The only way that I can think to handle this is to have transforms such as RandCropByPosNegLabel{d} perform apply_pending on the label_key themselves before executing in lazy fashion.

[wyli]

@wyli Ok so there is still an issue. At the moment, on dev, RandCropByPosNegLabel{d} requires that you use ApplyPending{d} on the labels before you call it, but then calls lazily, so it is added onto pending transforms.

Vanilla lazy mode requires that the user does not have to modify their pipeline in order to run lazy=True, so RandCropByPosNegLabel{d} and similar transforms don't execute lazily, forcing all pending transforms to be applied before it executes.

The only way that I can think to handle this is to have transforms such as RandCropByPosNegLabel{d} perform apply_pending on the label_key themselves before executing in lazy fashion.

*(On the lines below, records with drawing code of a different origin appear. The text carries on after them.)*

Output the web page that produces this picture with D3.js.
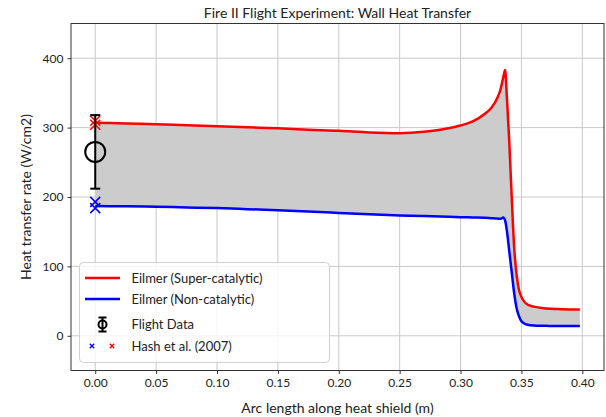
<!DOCTYPE html>
<html>
<head>
<meta charset="utf-8">
<script src="https://cdn.jsdelivr.net/npm/d3@7"></script>
<style>
  body { margin: 0; background: #fff; }
  text { font-family: Lato, "DejaVu Sans", sans-serif; fill: #222; }
</style>
</head>
<body>
<script>
// arc length samples (m)
const arcLength = [0, 0.025, 0.05, 0.075, 0.10, 0.125, 0.15, 0.175, 0.20, 0.225, 0.25, 0.27, 0.29,
  0.30, 0.31, 0.32, 0.325, 0.33, 0.333, 0.335, 0.3366, 0.338, 0.34, 0.342, 0.344, 0.346, 0.348,
  0.35, 0.352, 0.355, 0.36, 0.37, 0.38, 0.39, 0.398];
// Eilmer super-catalytic (W/cm2)
const superCat = [307, 306, 305, 303.5, 302, 300.5, 299, 297, 295.5, 293, 292, 294, 299,
  303, 309, 320, 328, 342, 356, 372, 383, 345, 280, 200, 128, 88, 66,
  56, 50, 45, 42, 39.5, 38.5, 38, 38];
// Eilmer non-catalytic (W/cm2)
const nonCat = [187, 186.5, 186, 185, 184, 182.5, 181, 179, 177, 175, 173.5, 172.5, 171.5,
  171, 170.5, 170, 169.5, 169, 168.5, 170.5, 166, 152, 122, 92, 62, 40, 28,
  21, 18, 16, 15, 14.5, 14, 14, 14];

const flight = { x: 0, y: 265, err: 53 };
const hashNonCat = [184, 193];
const hashSuperCat = [304, 310];

const xTicks = [0, 0.05, 0.10, 0.15, 0.20, 0.25, 0.30, 0.35, 0.40];
const yTicks = [0, 100, 200, 300, 400];

const W = 606, H = 417;
const m = { left: 71, right: 2, top: 23.5, bottom: 46.5 };

const svg = d3.select("body").append("svg").attr("width", W).attr("height", H);

const x = d3.scaleLinear().domain([-0.0199, 0.4178]).range([m.left, W - m.right]);
const y = d3.scaleLinear().domain([-50, 450]).range([H - m.bottom, m.top]);

// grid
svg.append("g").selectAll("line").data(xTicks).enter().append("line")
  .attr("x1", d => x(d)).attr("x2", d => x(d))
  .attr("y1", m.top).attr("y2", H - m.bottom)
  .attr("stroke", "#c8c8c8").attr("stroke-width", 1);
svg.append("g").selectAll("line").data(yTicks).enter().append("line")
  .attr("y1", d => y(d)).attr("y2", d => y(d))
  .attr("x1", m.left).attr("x2", W - m.right)
  .attr("stroke", "#c8c8c8").attr("stroke-width", 1);

const rows = arcLength.map((a, i) => ({ a: a, hi: superCat[i], lo: nonCat[i] }));

// shaded band
svg.append("path").datum(rows)
  .attr("fill", "#cccccc")
  .attr("d", d3.area().curve(d3.curveMonotoneX)
    .x(d => x(d.a)).y0(d => y(d.lo)).y1(d => y(d.hi)));

const line = key => d3.line().curve(d3.curveMonotoneX).x(d => x(d.a)).y(d => y(d[key]));
svg.append("path").datum(rows).attr("fill", "none").attr("stroke", "#ff0000")
  .attr("stroke-width", 2.5).attr("d", line("hi"));
svg.append("path").datum(rows).attr("fill", "none").attr("stroke", "#0000ff")
  .attr("stroke-width", 2.5).attr("d", line("lo"));

// x markers
const cross = (g, cx, cy, s, color, sw) => {
  g.append("path")
    .attr("d", `M${cx - s},${cy - s}L${cx + s},${cy + s}M${cx - s},${cy + s}L${cx + s},${cy - s}`)
    .attr("stroke", color).attr("stroke-width", sw).attr("fill", "none");
};
const marks = svg.append("g");
hashNonCat.forEach(v => cross(marks, x(0), y(v), 5, "#0000ff", 1.5));
hashSuperCat.forEach(v => cross(marks, x(0), y(v), 5, "#ff0000", 1.5));

// flight data errorbar
const eb = svg.append("g").attr("stroke", "#000").attr("stroke-width", 2).attr("fill", "none");
eb.append("line").attr("x1", x(flight.x)).attr("x2", x(flight.x))
  .attr("y1", y(flight.y - flight.err)).attr("y2", y(flight.y + flight.err));
[flight.y - flight.err, flight.y + flight.err].forEach(v =>
  eb.append("line").attr("x1", x(flight.x) - 5).attr("x2", x(flight.x) + 5)
    .attr("y1", y(v)).attr("y2", y(v)));
eb.append("circle").attr("cx", x(flight.x)).attr("cy", y(flight.y)).attr("r", 10);

// axes frame
svg.append("rect").attr("x", m.left).attr("y", m.top)
  .attr("width", W - m.right - m.left).attr("height", H - m.bottom - m.top)
  .attr("fill", "none").attr("stroke", "#333").attr("stroke-width", 1);

// ticks
const xAxis = svg.append("g").attr("transform", `translate(0,${H - m.bottom})`)
  .call(d3.axisBottom(x).tickValues(xTicks).tickFormat(d3.format(".2f")).tickSizeOuter(0).tickSize(3.5).tickPadding(4));
const yAxis = svg.append("g").attr("transform", `translate(${m.left},0)`)
  .call(d3.axisLeft(y).tickValues(yTicks).tickSizeOuter(0).tickSize(3.5).tickPadding(4));
[xAxis, yAxis].forEach(a => {
  a.select(".domain").remove();
  a.selectAll("text").style("font-family", "Lato, sans-serif").style("font-size", "12px").attr("fill", "#222");
  a.selectAll("line").attr("stroke", "#333");
});

// labels
svg.append("text").attr("x", (m.left + W - m.right) / 2).attr("y", 18)
  .attr("text-anchor", "middle").style("font-size", "14px")
  .text("Fire II Flight Experiment: Wall Heat Transfer");
svg.append("text").attr("x", (m.left + W - m.right) / 2).attr("y", 413)
  .attr("text-anchor", "middle").style("font-size", "14px")
  .text("Arc length along heat shield (m)");
svg.append("text").attr("transform", `translate(31,${(m.top + H - m.bottom) / 2}) rotate(-90)`)
  .attr("text-anchor", "middle").style("font-size", "14px")
  .text("Heat transfer rate (W/cm2)");

// legend
const lg = svg.append("g");
lg.append("rect").attr("x", 79.5).attr("y", 262.5).attr("width", 250).attr("height", 100)
  .attr("rx", 4).attr("fill", "#fff").attr("fill-opacity", 0.8)
  .attr("stroke", "#d0d0d0").attr("stroke-width", 1);
const rowY = [278, 299, 324.5, 346];
const labels = ["Eilmer (Super-catalytic)", "Eilmer (Non-catalytic)", "Flight Data", "Hash et al. (2007)"];
lg.append("line").attr("x1", 85).attr("x2", 120).attr("y1", rowY[0]).attr("y2", rowY[0])
  .attr("stroke", "#ff0000").attr("stroke-width", 2.5);
lg.append("line").attr("x1", 85).attr("x2", 120).attr("y1", rowY[1]).attr("y2", rowY[1])
  .attr("stroke", "#0000ff").attr("stroke-width", 2.5);
const leb = lg.append("g").attr("stroke", "#000").attr("stroke-width", 2).attr("fill", "none");
leb.append("line").attr("x1", 102.5).attr("x2", 102.5).attr("y1", rowY[2] - 7).attr("y2", rowY[2] + 7);
leb.append("line").attr("x1", 98.5).attr("x2", 106.5).attr("y1", rowY[2] - 7).attr("y2", rowY[2] - 7);
leb.append("line").attr("x1", 98.5).attr("x2", 106.5).attr("y1", rowY[2] + 7).attr("y2", rowY[2] + 7);
leb.append("circle").attr("cx", 102.5).attr("cy", rowY[2]).attr("r", 4);
cross(lg, 92, rowY[3], 2.2, "#0000ff", 1.3);
cross(lg, 112, rowY[3], 2.2, "#ff0000", 1.3);
lg.selectAll("text.lab").data(labels).enter().append("text").attr("class", "lab")
  .attr("x", 131.5).attr("y", (d, i) => rowY[i]).attr("dy", "0.35em")
  .style("font-size", "13px").text(d => d);
</script>
</body>
</html>
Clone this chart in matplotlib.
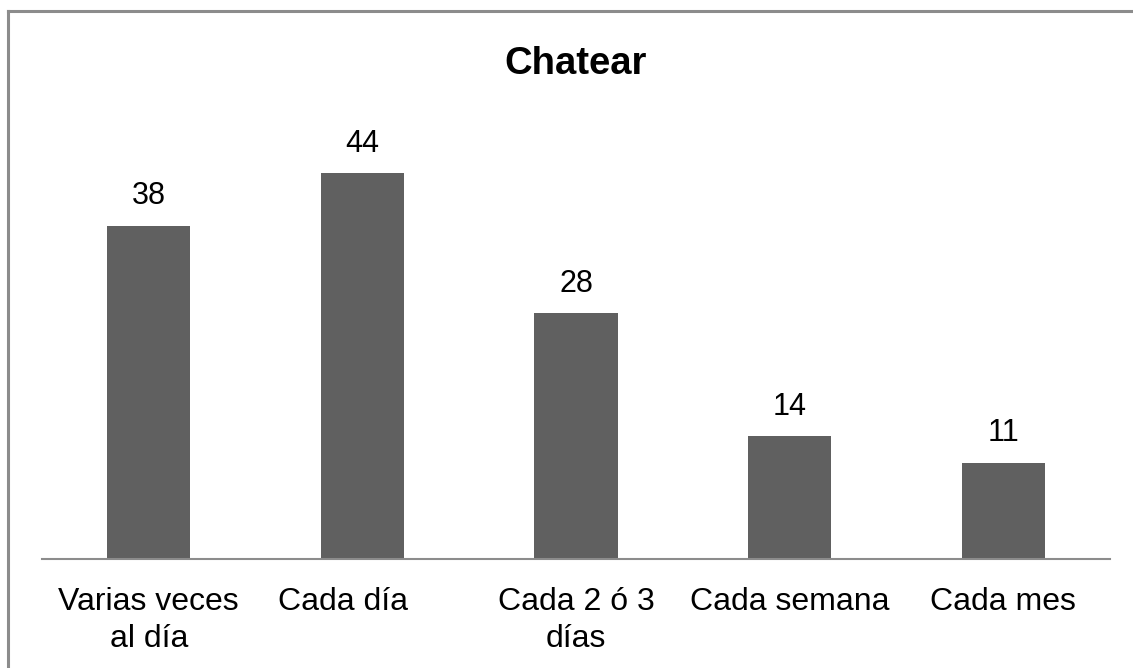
import numpy as np
import matplotlib.pyplot as plt
from matplotlib.lines import Line2D
from matplotlib.transforms import ScaledTranslation

categories = ['Varias veces\nal día', 'Cada día', 'Cada 2 ó 3\ndías', 'Cada semana', 'Cada mes']
values = [38, 44, 28, 14, 11]

plt.rcParams['font.family'] = ['Liberation Sans', 'DejaVu Sans']

fig = plt.figure(figsize=(11.33, 6.68), dpi=100)
ax = fig.add_axes([42 / 1133, 1 - 559 / 668, (1110 - 42) / 1133, (559 - 120.5) / 668])

x = np.arange(len(categories))
bars = ax.bar(x, values, width=0.39, color='#606060')
for b, v in zip(bars, values):
    ax.annotate(str(v), (b.get_x() + b.get_width() / 2, v), xytext=(0, 10.5),
                textcoords='offset points', ha='center', va='bottom',
                fontsize=22, color='black')

ax.set_xlim(-0.5, len(categories) - 0.5)
ax.set_ylim(0, 50)
ax.set_xticks(x)
ax.set_xticklabels(categories, fontsize=23, linespacing=1.3)
ax.tick_params(axis='x', length=0, pad=20)
ax.set_yticks([])
for s in ['top', 'right', 'left']:
    ax.spines[s].set_visible(False)
ax.spines['bottom'].set_color('#8c8c8c')
ax.spines['bottom'].set_linewidth(1.5)

# "Cada día" sits a little left of its slot in the original
lbl = ax.get_xticklabels()[1]
lbl.set_transform(lbl.get_transform() + ScaledTranslation(-19 / 100, 0, fig.dpi_scale_trans))

fig.text(576 / 1133, 1 - 73.5 / 668, 'Chatear', ha='center', va='baseline',
         fontsize=27.5, fontweight='bold')

# outer frame (only top and left edges visible)
fig.add_artist(Line2D([7.5 / 1133, 1], [1 - 10.5 / 668] * 2, color='#8c8c8c', lw=2.2))
fig.add_artist(Line2D([7.5 / 1133] * 2, [0, 1 - 10.5 / 668], color='#8c8c8c', lw=2.2))

fig.savefig('out.png', dpi=100)
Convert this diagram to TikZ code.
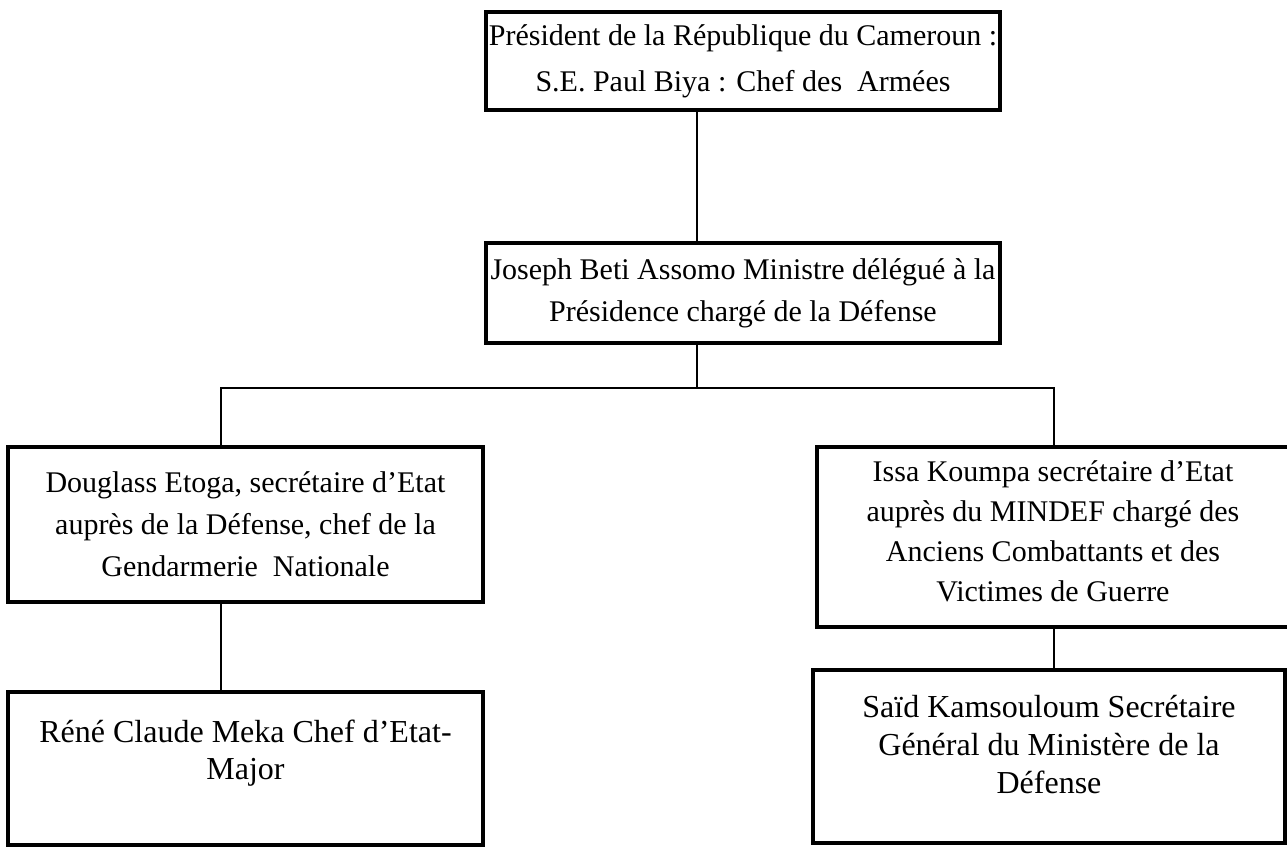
\documentclass[tikz,border=0pt]{standalone}
\usepackage{fontspec}
\setmainfont{Liberation Serif}
\newcommand{\orgfont}{\fontsize{30}{42}\selectfont}
\newcommand{\orgfontlow}{\fontsize{32}{37}\selectfont}
\tikzset{
  orgbox/.style={draw, line width=4.5pt, align=center, inner sep=0pt, font=\orgfont},
  link/.style={line width=2pt},
}
\begin{document}
\begin{tikzpicture}[x=1pt,y=-1pt,line join=miter]
	\useasboundingbox (0,0) rectangle (1287,846);
	% boxes
	\node[orgbox, font=\fontsize{30}{46}\selectfont, minimum width=514pt, minimum height=98pt] (pres) at (743,61)
		{Président de la République du Cameroun :\\S.E. Paul Biya : Chef des\ \ Armées};
	\node[orgbox, minimum width=514pt, minimum height=100pt] (mindef) at (743,293)
		{Joseph Beti Assomo Ministre délégué à la\\Présidence chargé de la Défense};
	\node[orgbox, minimum width=475pt, minimum height=155pt] (etoga) at (245.5,524.5)
		{Douglass Etoga, secrétaire d’Etat\\auprès de la Défense, chef de la\\Gendarmerie\ \ Nationale};
	\node[orgbox, font=\orgfontlow, minimum width=475pt, minimum height=153pt] (meka) at (245.5,768.5)
		{Réné Claude Meka Chef d’Etat-\\Major\\~};
	\node[orgbox, font=\fontsize{30}{40}\selectfont, minimum width=472pt, minimum height=180pt] (koumpa) at (1053,537)
		{Issa Koumpa secrétaire d’Etat\\auprès du MINDEF chargé des\\Anciens Combattants et des\\Victimes de Guerre\\[-28pt]~};
	\node[orgbox, font=\fontsize{32}{38}\selectfont, minimum width=472pt, minimum height=173pt] (kamsou) at (1049,756.5)
		{Saïd Kamsouloum Secrétaire\\Général du Ministère de la\\Défense\\[-14pt]~};
	% connectors
	\coordinate (spine) at (697,388);
	\coordinate (lbar) at (221,388);
	\coordinate (rbar) at (1054,388);
	\draw[link] (pres.south -| spine) -- (mindef.north -| spine);
	\draw[link] (mindef.south -| spine) -- (spine);
	\draw[link] (etoga.north -| lbar) -- (lbar) -- (rbar) -- (koumpa.north -| rbar);
	\draw[link] (etoga.south -| lbar) -- (meka.north -| lbar);
	\draw[link] (koumpa.south -| rbar) -- (kamsou.north -| rbar);
\end{tikzpicture}
\end{document}
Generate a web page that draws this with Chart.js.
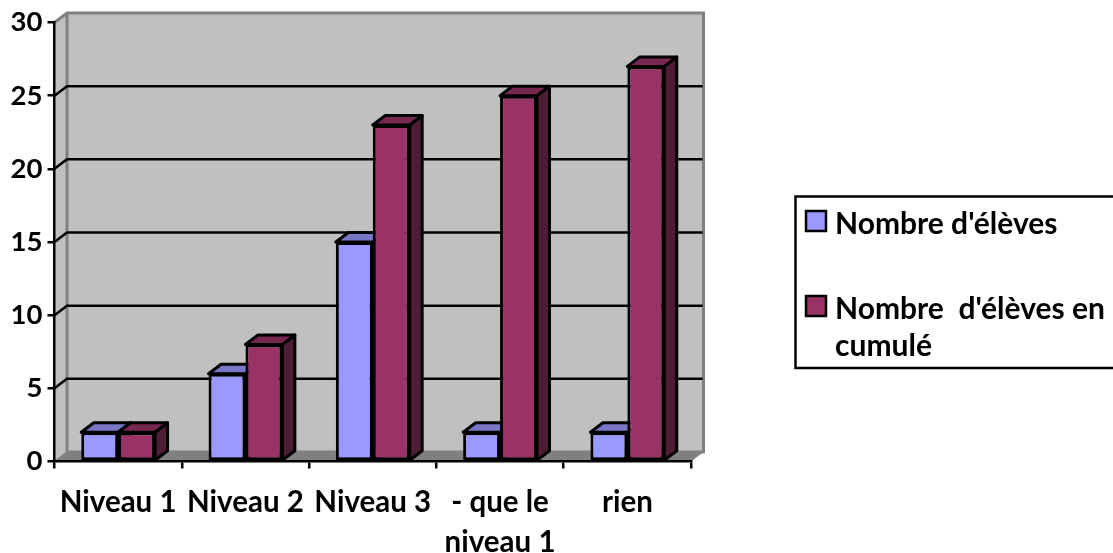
<!DOCTYPE html>
<html><head><meta charset="utf-8">
<style>html,body{margin:0;padding:0;background:#fff}canvas{display:block}</style>
<script src="https://cdn.jsdelivr.net/npm/chart.js@4"></script>
</head><body><canvas id="c" width="1113" height="553"></canvas>
<script>
const categories = ["Niveau 1","Niveau 2","Niveau 3",["- que le","niveau 1"],"rien"];
const eleves = [2,6,15,2,2];
const cumul = [2,8,23,25,27];
const seriesNames = ["Nombre d'élèves","Nombre  d'élèves en cumulé"];
const legendLines = [["Nombre d'élèves"],["Nombre  d'élèves en","cumulé"]];
const yTicks = [0,5,10,15,20,25,30];

const DX = 12.5, DY = 9.5;
const FONT = 'bold 30px Lato';
const palette = [
  {front:'#9999FF', top:'#7777C6', side:'#4A4A80'},
  {front:'#993366', top:'#772850', side:'#4F1C36'}
];
function poly(ctx, pts, fill, stroke, lw){
  ctx.beginPath();
  pts.forEach((p,i)=> i?ctx.lineTo(p[0],p[1]):ctx.moveTo(p[0],p[1]));
  ctx.closePath();
  if(fill){ctx.fillStyle=fill;ctx.fill();}
  if(stroke){ctx.strokeStyle=stroke;ctx.lineWidth=lw;ctx.lineJoin='round';ctx.stroke();}
}
const walls = {
  id:'walls',
  beforeDraw(chart){
    const {ctx,chartArea:a,scales:{y}} = chart;
    const L=a.left,R=a.right,T=a.top,B=a.bottom;
    ctx.save();
    poly(ctx,[[L+DX,T-DY],[R+DX,T-DY],[R+DX,B-DY],[L+DX,B-DY]],'#C0C0C0');
    poly(ctx,[[L,T],[L+DX,T-DY],[L+DX,B-DY],[L,B]],'#C0C0C0');
    poly(ctx,[[L,B],[R,B],[R+DX,B-DY],[L+DX,B-DY]],'#808080');
    ctx.strokeStyle='#808080';ctx.lineWidth=3;
    ctx.beginPath();
    ctx.moveTo(L,T);ctx.lineTo(L+DX,T-DY);ctx.lineTo(R+DX,T-DY);ctx.lineTo(R+DX,B-DY);
    ctx.lineTo(L+DX,B-DY);ctx.lineTo(L+DX,T-DY);ctx.stroke();
    ctx.beginPath();ctx.moveTo(L,B);ctx.lineTo(L+DX,B-DY);ctx.lineWidth=1.5;ctx.stroke();
    ctx.strokeStyle='#000';ctx.lineWidth=2.5;
    yTicks.forEach(v=>{
      if(v===0||v===30) return;
      const py=y.getPixelForValue(v);
      ctx.beginPath();ctx.moveTo(L,py);ctx.lineTo(L+DX,py-DY);ctx.lineTo(R+DX-1,py-DY);ctx.stroke();
    });
    ctx.restore();
  },
  beforeDatasetsDraw(chart){
    const ctx=chart.ctx;
    ctx.save();
    chart.data.datasets.forEach((ds,i)=>{
      chart.getDatasetMeta(i).data.forEach(bar=>{
        const l=bar.x-bar.width/2,r=bar.x+bar.width/2,t=bar.y,b=bar.base;
        poly(ctx,[[r,t],[r+DX,t-DY],[r+DX,b-DY],[r,b]],palette[i].side,'#000',3);
        poly(ctx,[[l,t],[l+DX,t-DY],[r+DX,t-DY],[r,t]],palette[i].top,'#000',3);
      });
    });
    ctx.restore();
  },
  afterDraw(chart){
    const ctx=chart.ctx;
    ctx.save();
    ctx.strokeStyle='#000';ctx.lineWidth=2.5;
    ctx.beginPath();ctx.moveTo(1115,196.5);ctx.lineTo(795.5,196.5);ctx.lineTo(795.5,368);ctx.lineTo(1115,368);ctx.stroke();
    const swatchY=[211,296], textY=[[234],[319,356]];
    ctx.font=FONT;ctx.fillStyle='#000';ctx.textBaseline='alphabetic';ctx.textAlign='left';
    legendLines.forEach((lines,i)=>{
      ctx.fillStyle=palette[i].front;
      ctx.fillRect(806,swatchY[i],20,20);
      ctx.strokeStyle='#000';ctx.lineWidth=2.5;
      ctx.strokeRect(806,swatchY[i],20,20);
      ctx.fillStyle='#000';
      lines.forEach((s,j)=>ctx.fillText(s,835,textY[i][j]));
    });
    ctx.restore();
  }
};
new Chart(document.getElementById('c'),{
  type:'bar',
  data:{labels:categories,datasets:[
    {label:seriesNames[0],data:eleves,backgroundColor:palette[0].front,borderColor:'#000',borderWidth:3,borderSkipped:false,barPercentage:1,categoryPercentage:0.58},
    {label:seriesNames[1],data:cumul,backgroundColor:palette[1].front,borderColor:'#000',borderWidth:3,borderSkipped:false,barPercentage:1,categoryPercentage:0.58}
  ]},
  options:{
    responsive:false,animation:false,
    layout:{padding:{top:22.5,right:422,left:0,bottom:0}},
    plugins:{legend:{display:false},tooltip:{enabled:false},title:{display:false}},
    scales:{
      x:{
        afterFit(s){s.height=91.5;},
        grid:{drawOnChartArea:false,drawTicks:true,tickLength:7,tickColor:'#000',lineWidth:2.5},
        border:{color:'#000',width:2.5},
        ticks:{color:'#000',font:{family:'Lato',weight:'bold',size:29.5,lineHeight:1.36},padding:14,maxRotation:0,minRotation:0,autoSkip:false}
      },
      y:{
        min:0,max:30,
        afterFit(s){s.width=54.5;},
        afterBuildTicks(s){s.ticks=yTicks.map(v=>({value:v}));},
        grid:{drawOnChartArea:false,drawTicks:true,tickLength:7,tickColor:'#000',lineWidth:2.5},
        border:{color:'#000',width:2.5},
        ticks:{color:'#000',font:{family:'Lato',weight:'bold',size:27.5},padding:5}
      }
    }
  },
  plugins:[walls]
});
</script></body></html>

all those cases are warned via this util:

MONAI/monai/transforms/utils.py

Lines 303 to 307 in 4bfc8e9

	def check_non_lazy_pending_ops(
	input_array: NdarrayOrTensor, name: None | str = None, raise_error: bool = False
	) -> None:
	"""
	Check whether the input array has pending operations, raise an error or warn when it has.

although it's easy to change the warning into an automatic apply_pending, I don't think the cropping transforms should have the logic of calling apply_pending internally.

For me, warning people isn't enough. lazy with options=None should never break a pipeline.

I'm also not keen on the idea of cropping transforms calling apply_pending internally. It can't happen anyway because the existence of overrides makes that impossible.

Transforms that require it should be able to indicate that they do through the LazyTrait interface. I'm testing something out that solves the issue in the in_order pipeline

[wyli]

the root cause is that the crop sampling locations are defined in the image space instead of the physical space. in the end the coordinates should be defined in the original physical space and they should carry the geometric information during the preprocessing then there's no ambiguity.